GIVEN DATA:
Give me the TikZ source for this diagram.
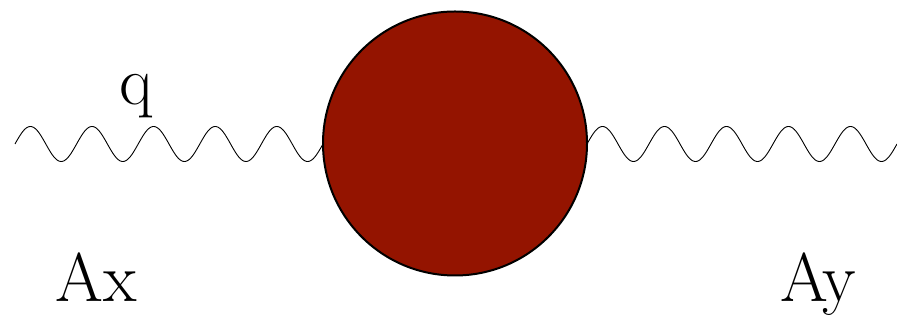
\documentclass[tikz,border=0pt]{standalone}
\definecolor{blobred}{RGB}{148,20,0}
\tikzset{
	photon/.style = {line width = 0.9pt, samples = 300, smooth},
	blob/.style = {circle, draw, line width = 2pt, fill = blobred, inner sep = 0pt, minimum size = 264pt},
	bigtext/.style = {anchor = base, inner sep = 0pt, font = \fontsize{69}{80}\selectfont}
}
\begin{document}
\begin{tikzpicture} [x = 1pt, y = 1pt]
	\useasboundingbox (0,0) rectangle (897,323);
	% 360/61.6 = 5.8442, 360/62 = 5.8065
	\draw [photon, domain = 15:323] plot (\x, {179 + 17.5*sin((\x - 15)*5.8442)});
	\draw [photon, domain = 587:897] plot (\x, {179 + 17.5*sin((\x - 587)*5.8065)});
	\node [blob] (blob) at (455,179.5) {};
	\node [bigtext] (q) at (136.5,218) {q};
	\node [bigtext] (ax) at (96.5,21) {Ax};
	\node [bigtext] (ay) at (818,21) {Ay};
\end{tikzpicture}
\end{document}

WRITTEN REQUEST:
Exclude the pictures, and transcribe all of the material exactly.

ANSWER TO THIS EXERCISE:
Give me the TikZ source for this diagram.
\documentclass[tikz,border=0pt]{standalone}
\definecolor{blobred}{RGB}{148,20,0}
\tikzset{
	photon/.style = {line width = 0.9pt, samples = 300, smooth},
	blob/.style = {circle, draw, line width = 2pt, fill = blobred, inner sep = 0pt, minimum size = 264pt},
	bigtext/.style = {anchor = base, inner sep = 0pt, font = \fontsize{69}{80}\selectfont}
}
\begin{document}
\begin{tikzpicture} [x = 1pt, y = 1pt]
	\useasboundingbox (0,0) rectangle (897,323);
	% 360/61.6 = 5.8442, 360/62 = 5.8065
	\draw [photon, domain = 15:323] plot (\x, {179 + 17.5*sin((\x - 15)*5.8442)});
	\draw [photon, domain = 587:897] plot (\x, {179 + 17.5*sin((\x - 587)*5.8065)});
	\node [blob] (blob) at (455,179.5) {};
	\node [bigtext] (q) at (136.5,218) {q};
	\node [bigtext] (ax) at (96.5,21) {Ax};
	\node [bigtext] (ay) at (818,21) {Ay};
\end{tikzpicture}
\end{document}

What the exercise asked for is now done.